For people with polycystic ovary syndrome (PCOS), menopause normally occurs two years later than in those not affected by the condition. It’s believed that polycystic ovaries have an inherently higher number of follicles compared to normal ovaries. For that reason, ovarian reserve tests such as AMH show much higher results in women with PCOS.
During perimenopause, the ovaries gradually lose their function. Unfortunately, since granulosa cells in the outer layer of the ovaries continue to produce androgens, this doesn’t eliminate the hormonal imbalances caused by PCOS, such as:
- Insulin resistance (cell insensitivity to insulin)
- High levels of insulin and androgens (male sex hormones)

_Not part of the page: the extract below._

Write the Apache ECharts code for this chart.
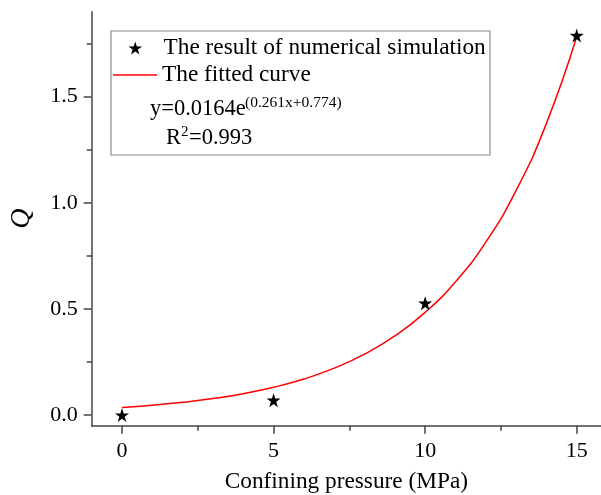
<!DOCTYPE html>
<html>
<head>
<meta charset="utf-8">
<script src="https://cdn.jsdelivr.net/npm/echarts@6/dist/echarts.min.js"></script>
<style>html,body{margin:0;padding:0;background:#fff}#c{width:601px;height:495px}</style>
</head>
<body>
<div id="c"></div>
<script>
// Simulation results (confining pressure MPa, Q)
var simX = [0, 5, 10, 15];
var simY = [0.0, 0.07, 0.527, 1.788];
// Fitted curve
var fitX = [0, 1, 2, 3, 4, 5, 6, 7, 8, 9, 10, 11, 12, 13, 14, 15];
var fitY = [0.0356, 0.0462, 0.0599, 0.0778, 0.101, 0.131, 0.170, 0.221, 0.287, 0.373, 0.484, 0.628, 0.815, 1.058, 1.374, 1.783];
var xTicks = [0, 5, 10, 15];
var xMinorTicks = [2.5, 7.5, 12.5];
var yTicks = [0, 0.5, 1.0, 1.5];
var yMinorTicks = [0.25, 0.75, 1.25, 1.75];

var FONT = "'Liberation Serif','Times New Roman',serif";
var STAR = 'path://M50,0 L61.2,34.5 L97.6,34.5 L68.2,55.9 L79.4,90.5 L50,69.1 L20.6,90.5 L31.8,55.9 L2.4,34.5 L38.8,34.5 Z';
var AX = '#444';

var chart = echarts.init(document.getElementById('c'), null, {renderer: 'canvas'});
var simData = simX.map(function (x, i) { return [x, simY[i]]; });
var fitData = fitX.map(function (x, i) { return [x, fitY[i]]; });

chart.setOption({
  animation: false,
  backgroundColor: '#fff',
  grid: {left: 91.7, top: 11.7, right: 0, bottom: 69.3, containLabel: false, outerBoundsMode: 'none'},
  xAxis: [{
    type: 'value', min: -1, max: 15.8,
    name: 'Confining pressure (MPa)', nameLocation: 'middle', nameGap: 45,
    nameTextStyle: {fontFamily: FONT, fontSize: 23.3, color: '#000'},
    splitLine: {show: false},
    axisLine: {show: true, onZero: false, lineStyle: {color: AX, width: 1.5}},
    axisTick: {show: true, inside: false, length: 8, customValues: xTicks, lineStyle: {color: AX, width: 1.5}},
    axisLabel: {show: true, customValues: xTicks, margin: 15, fontFamily: FONT, fontSize: 22, color: '#000'}
  }, {
    type: 'value', min: -1, max: 15.8, position: 'bottom',
    splitLine: {show: false},
    axisLine: {show: false, onZero: false},
    axisTick: {show: true, length: 5, customValues: xMinorTicks, lineStyle: {color: AX, width: 1.5}},
    axisLabel: {show: false}
  }],
  yAxis: [{
    type: 'value', min: -0.05, max: 1.9,
    name: 'Q', nameLocation: 'middle', nameGap: 56, nameRotate: 90,
    nameTextStyle: {fontFamily: FONT, fontSize: 28, fontStyle: 'italic', color: '#000'},
    splitLine: {show: false},
    axisLine: {show: true, onZero: false, lineStyle: {color: AX, width: 1.5}},
    axisTick: {show: true, length: 8, customValues: yTicks, lineStyle: {color: AX, width: 1.5}},
    axisLabel: {show: true, customValues: yTicks, margin: 14, fontFamily: FONT, fontSize: 22, color: '#000',
      formatter: function (v) { return v.toFixed(1); }}
  }, {
    type: 'value', min: -0.05, max: 1.9, position: 'left',
    splitLine: {show: false},
    axisLine: {show: false, onZero: false},
    axisTick: {show: true, length: 5, customValues: yMinorTicks, lineStyle: {color: AX, width: 1.5}},
    axisLabel: {show: false}
  }],
  legend: [{
    data: [{name: 'The result of numerical simulation', icon: STAR}],
    left: 128.4, top: 36, padding: 0, itemWidth: 46.6, itemHeight: 13,
    textStyle: {fontFamily: FONT, fontSize: 23.3, color: '#000', lineHeight: 24},
    itemStyle: {opacity: 1},
    selectedMode: false
  }, {
    data: [{name: 'The fitted curve', icon: 'rect'}],
    left: 113, top: 63, padding: 0, itemWidth: 44, itemHeight: 1.5,
    textStyle: {fontFamily: FONT, fontSize: 23.3, color: '#000', lineHeight: 24},
    selectedMode: false
  }],
  graphic: [{
    type: 'rect', shape: {x: 111, y: 31, width: 379, height: 124}, z: 0,
    style: {fill: 'rgba(0,0,0,0)', stroke: '#8a8a8a', lineWidth: 1.2}
  }, {
    type: 'text', left: 150, top: 98, z: 10,
    style: {text: 'y=0.0164e', fontFamily: FONT, fontSize: 22.5, fill: '#000'}
  }, {
    type: 'text', left: 245, top: 95, z: 10,
    style: {text: '(0.261x+0.774)', fontFamily: FONT, fontSize: 15.5, fill: '#000'}
  }, {
    type: 'text', left: 166, top: 127, z: 10,
    style: {text: 'R', fontFamily: FONT, fontSize: 22.5, fill: '#000'}
  }, {
    type: 'text', left: 181, top: 125, z: 10,
    style: {text: '2', fontFamily: FONT, fontSize: 15, fill: '#000'}
  }, {
    type: 'text', left: 189, top: 127, z: 10,
    style: {text: '=0.993', fontFamily: FONT, fontSize: 22.5, fill: '#000'}
  }],
  series: [{
    name: 'The fitted curve', type: 'line', data: fitData, smooth: true,
    showSymbol: false, symbol: 'none', xAxisIndex: 0, yAxisIndex: 0,
    lineStyle: {color: '#ff0000', width: 1.5}, itemStyle: {color: '#ff0000'}, z: 2
  }, {
    name: 'The result of numerical simulation', type: 'scatter', data: simData,
    symbol: STAR, symbolSize: 14, xAxisIndex: 0, yAxisIndex: 0,
    itemStyle: {color: '#000', opacity: 1}, z: 3
  }]
});
</script>
</body>
</html>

These factors significantly increase the risk of developing cardiovascular diseases and diabetes in later life, which is why PCOS therapy should be combined with a healthy diet and lifestyle. This involves:
- Following a low-carbohydrate diet with small frequent meals, will help avoid frequent spikes of blood sugar and insulin throughout the 24-hour cycle
- Eating lots of fruits, vegetables, and whole grains
- Avoiding drinking coffee in the afternoon
- Have your evening meal no later than 3 hours before bedtime
- Losing 5-10 percent of body weight to reduce insulin resistance and associated risks
- Exercising regularly.
- Getting enough sleep
It’s important to take part in physical activities (jogging, swimming, aerobics, or dancing) 3-4 times a week and get daily activity (taking walks or doing 15-minute workouts). And the best time to sleep is from 11 p.m. to 7 a.m. It’s recommended to put all your devices (smartphones and tablets) away two hours before bedtime and keep your bedroom well-ventilated and not excessively warm, with the curtains closed.